Wolffsohn's website at the German Army University now includes a number of quotes from extreme anti-Semites very similar to the words Muentefering had used. One came from the rabid 1940 anti-Semitic propaganda movie "Jud Suess," directed by Veit Harlan. Another originated in Julius Streicher's Der Stuermer, the prime Nazi journal. Yet another was from nineteenth century German sources during the major anti-Jewish riots of 1819.11

Further proof for Wolffsohn's observations came when the German metalworkers trade union (IG Metall) published a cartoon on the cover of its monthly Metall comparing American investors to [bloodsucking] mosquitoes.12 This and the attitudes of the leading Socialists show how normal it is for those of the German mainstream left to accept dehumanizing metaphors.

The small German Jewish community - representing about one thousandth of the country's population - would have preferred to stay out of a major debate which concerned economic policies. Yet the chairman of the Central Organization of Jews in Germany, Paul Spiegel, said it was absurd to assume that Muentefering had anti-Semitic intentions. On the other hand, "comparisons with animals are unfortunate." His deputy, Charlotte Knobloch, said that with his words, Muentefering indicated he was willing to use anti-Semitic expressions. She added that in a democratic country, Wolffsohn was free to express his opinion and draw historical parallels.

Anti-Semitism expert Julius Schoeps, who heads the Moses Mendelssohn Center at Potsdam University, said Wolffsohn had written a thorough and acceptable essay which the paper had turned into a sensational one through the headings it had inserted. He added, "to compare humans to animals is simply not done." In Schoeps' view, the SPD chairman possibly didn't take into account that there had been such comparisons in the past and that his rhetoric could foster prejudices.13


The Socialists' Opponents

Several speakers from the Christian opposition parties had no such constraints. The head of the Christian Socialist Union faction in the Bavarian parliament, Joachim Herrmann, backed Wolfssohn.14 The defense spokesman of the CDU/CSU faction in parliament, Christian Schmidt, supported Wolffsohn, saying: "What you shout into the forest comes back to you as an echo."15

The former president of the German Industrialists Association, Hans-Olaf Henkel, called the politics of the SPD and the trade unions "disgusting." He said that Muentefering and the metal trade union had used terminology which also reminded others than himself of the propaganda of the Third Reich.16

By this time, the senior economic minister in Chancellor Schroeder's government, Wolfgang Clement, a Socialist, suggested putting an end to the debate on capitalism.17 He did not say what had gradually become clear, that it had boomeranged against his party, in part due to the language used.

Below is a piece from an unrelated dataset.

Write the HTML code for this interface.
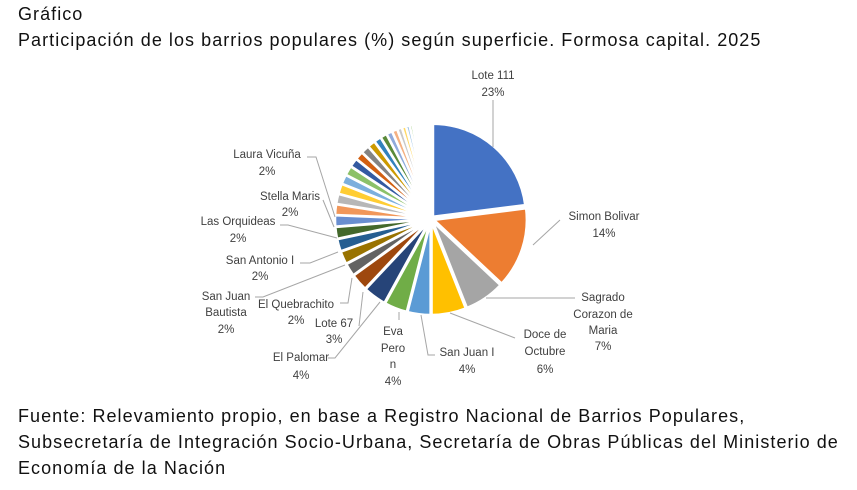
<!DOCTYPE html>
<html><head><meta charset="utf-8"><style>
body{margin:0;background:#fff;width:857px;height:490px;overflow:hidden;font-family:"Liberation Sans",sans-serif;}
.t{position:absolute;left:18px;font-size:18px;color:#111;letter-spacing:1.05px;white-space:nowrap}
svg text{font-family:"Liberation Sans",sans-serif;font-size:11.5px;fill:#404040;text-anchor:middle}
</style></head><body>
<div class="t" style="top:4px">Gráfico</div>
<div class="t" style="top:30px">Participación de los barrios populares (%) según superficie. Formosa capital. 2025</div>
<div class="t" style="top:403px;line-height:26px">Fuente: Relevamiento propio, en base a Registro Nacional de Barrios Populares,<br>Subsecretaría de Integración Socio-Urbana, Secretaría de Obras Públicas del Ministerio de<br>Economía de la Nación</div>
<svg id="s" width="857" height="490" style="position:absolute;left:0;top:0">
<g id="pie"></g>
<g stroke="#a6a6a6" fill="none" stroke-width="1">
<polyline points="493,100 493,147"/>
<polyline points="533,245 560,220"/>
<polyline points="486,298 575,298"/>
<polyline points="450,313 515,338"/>
<polyline points="421,315 428,355 435,355"/>
<polyline points="399,320 399,312"/>
<polyline points="328,358 335,358 380,302"/>
<polyline points="359,326 363,292"/>
<polyline points="340,303 348,303 352,278"/>
<polyline points="255,297 263,297 345,265"/>
<polyline points="300,263 310,263 338,252"/>
<polyline points="280,225 288,225 337,238"/>
<polyline points="323,200 334,227"/>
<polyline points="307,157 316,157 335,217"/>
</g>
<text x="493" y="79">Lote 111</text><text x="493" y="96">23%</text>
<text x="604" y="220">Simon Bolivar</text><text x="604" y="237">14%</text>
<text x="603" y="301">Sagrado</text><text x="603" y="318">Corazon de</text><text x="603" y="334">Maria</text><text x="603" y="350">7%</text>
<text x="545" y="338">Doce de</text><text x="545" y="355">Octubre</text><text x="545" y="373">6%</text>
<text x="467" y="356">San Juan I</text><text x="467" y="373">4%</text>
<text x="393" y="335">Eva</text><text x="393" y="352">Pero</text><text x="393" y="368">n</text><text x="393" y="385">4%</text>
<text x="301" y="361">El Palomar</text><text x="301" y="379">4%</text>
<text x="334" y="327">Lote 67</text><text x="334" y="343">3%</text>
<text x="296" y="308">El Quebrachito</text><text x="296" y="324">2%</text>
<text x="226" y="300">San Juan</text><text x="226" y="316">Bautista</text><text x="226" y="333">2%</text>
<text x="260" y="264">San Antonio I</text><text x="260" y="280">2%</text>
<text x="238" y="225">Las Orquideas</text><text x="238" y="242">2%</text>
<text x="290" y="200">Stella Maris</text><text x="290" y="216">2%</text>
<text x="267" y="158">Laura Vicuña</text><text x="267" y="175">2%</text>
</svg>
<script>
var main=[23,14,7,6,4,4,4,3];
var tail=[2.2,2.2,2.1,2.0,1.9,1.8,1.7,1.7,1.6,1.6,1.5,1.4,1.4,1.3,1.2,1.1,1.0,0.9,0.8,0.7,0.6,0.5,0.4,0.4,0.4,0.3,0.3,0.3,0.3,0.3,0.3];
var ts=tail.reduce((a,b)=>a+b,0);tail=tail.map(v=>v*35/ts);
var vals=main.concat(tail);
var cols=["#4472C4","#ED7D31","#A5A5A5","#FFC000","#5B9BD5","#70AD47","#264478","#9E480E","#636363","#997300","#255E91","#43682B","#698ED0","#F1975A","#B7B7B7","#FFCD33","#7CAFDD","#8CC168","#335AA1","#D26012","#848484","#CC9A00","#3282BD","#5A8A39","#8FAADC","#F4B183","#C9C9C9","#FFD966","#9DC3E6","#A9D18E","#2F5597","#C55A11","#7B7B7B","#BF9000","#2E75B6","#548235","#B4C7E7","#F8CBAD","#DBDBDB"];
var cx=431,cy=219,r=93,a=0,g=document.getElementById("pie"),h="";
vals.forEach(function(v,i){
 var a0=a,a1=a+v/100*2*Math.PI;a=a1;var m=(a0+a1)/2,ex=3;
 var ox=cx+ex*Math.sin(m),oy=cy-ex*Math.cos(m);
 var x0=ox+r*Math.sin(a0),y0=oy-r*Math.cos(a0),x1=ox+r*Math.sin(a1),y1=oy-r*Math.cos(a1);
 h+='<path d="M'+ox+','+oy+'L'+x0+','+y0+'A'+r+','+r+' 0 '+(a1-a0>Math.PI?1:0)+' 1 '+x1+','+y1+'Z" fill="'+cols[i%cols.length]+'" stroke="#fff" stroke-width="2.5"/>';
});
g.innerHTML=h;
</script>
</body></html>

Razzia in the Kitchen Cupboard

The locust affair would hardly have been worthwhile analyzing had Muentefering not been an important political personality in the governing party, had comparisons of insects and people not been used by various sources, had he not been supported by so many of his political colleagues, and had there been no other indicators of similar and worse phenomena in German society.

During a recent visit to the remembrance ceremonies of the liberation of Bergen-Belsen, this author had the occasion to meet several Germans who hold different views. They are well aware that contemporary use of expressions typical for the Nazi Germans should be avoided. They also told me that the work they do to commemorate what has happened at the concentration camp is disapproved of by many in German society. Some often feel themselves isolated.

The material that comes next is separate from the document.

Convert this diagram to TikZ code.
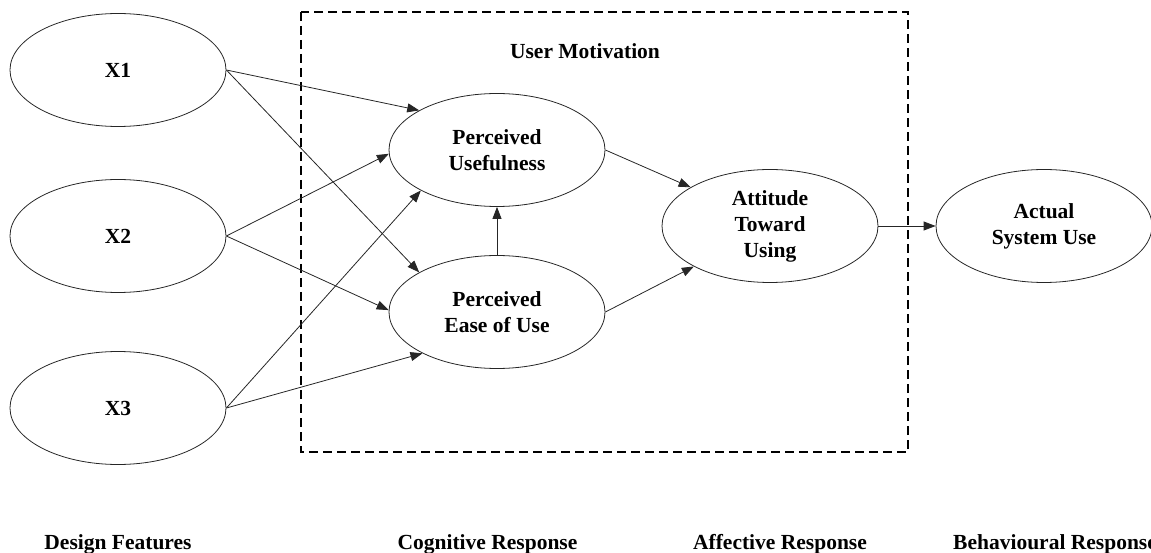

On a visit to the nearby city of Hanover, there was a very visible example of insensitive association with the Nazi period. In a shop window of the major Rosenthal porcelain firm was a poster showing a lady kneeling to throw out her plates from the cupboard. It said: "Make place for the new. Profit from our discount for new against old." The poster was titled "Razzia in the Kitchen Cupboard." The word "razzia" is of Arab origin and referred originally to slave capturing or other raids by African Muslims.18 Since the Second World War it has become an expression referring to the arrest of Jews to transport to their extermination.


Proud of Expelling Jews

It would be a mistake to consider such incidents as atypical for Germany in 2005. In May 2005 the German Open tennis championships for women were held under sponsorship of the Qatar Tennis Association. The tournament program included an article about the organizers, LTTC Rot Weiss, explaining that the club had blossomed when it had expelled its Jewish members in 1936. The article included a photo of Hermann Goering, one of the most prominent Nazi leaders, visiting the club. When this became known, its president apologized profusely and suspended the club's director, Lars Rehmann, who had signed the article but refused to take responsibility for it.19

While the publication was widely condemned, Mohammad bin Faleh al-Thani, president of the Qatar Tennis Federation, said: "Lars Rehmann is a good man. He has no bad intentions. This is all about politics. However, we are dealing here with sport."20

Yet there is much worse in today's German mainstream. One approach to sanitize Germany's immense past crimes is to accuse Israel of acting similarly. In 2002, Norbert Blum, a former German Christian Democrat minister of labor, wrote to Israeli ambassador Shimon Stein referring to Israel's "Vernichtungskrieg" against the Palestinians. This is the Nazi expression for a war of extermination. Blum repeated this in an interview with the weekly Stern.21

The Christian Democrat party expelled parliamentarian Martin Hohman many months after he called Israelis, in 2003, a nation of criminals, using the expression "Taetervolk," commonly reserved for Nazi Germany. He was praised by German General Reinhard Gunzel, who was subsequently retired by the German minister of defense.22

This sanitizing of the country's Hitler past is a widespread phenomenon and takes place in many ways. This "new" Germany has become numerous and vocal and should not be confused with the radical right-wing remnants of the past. It speaks with multiple voices, many of those from people born after the Second World War. One of its key messages is that of moral equivalence between Germany's World War II crimes and the behavior of others during that war.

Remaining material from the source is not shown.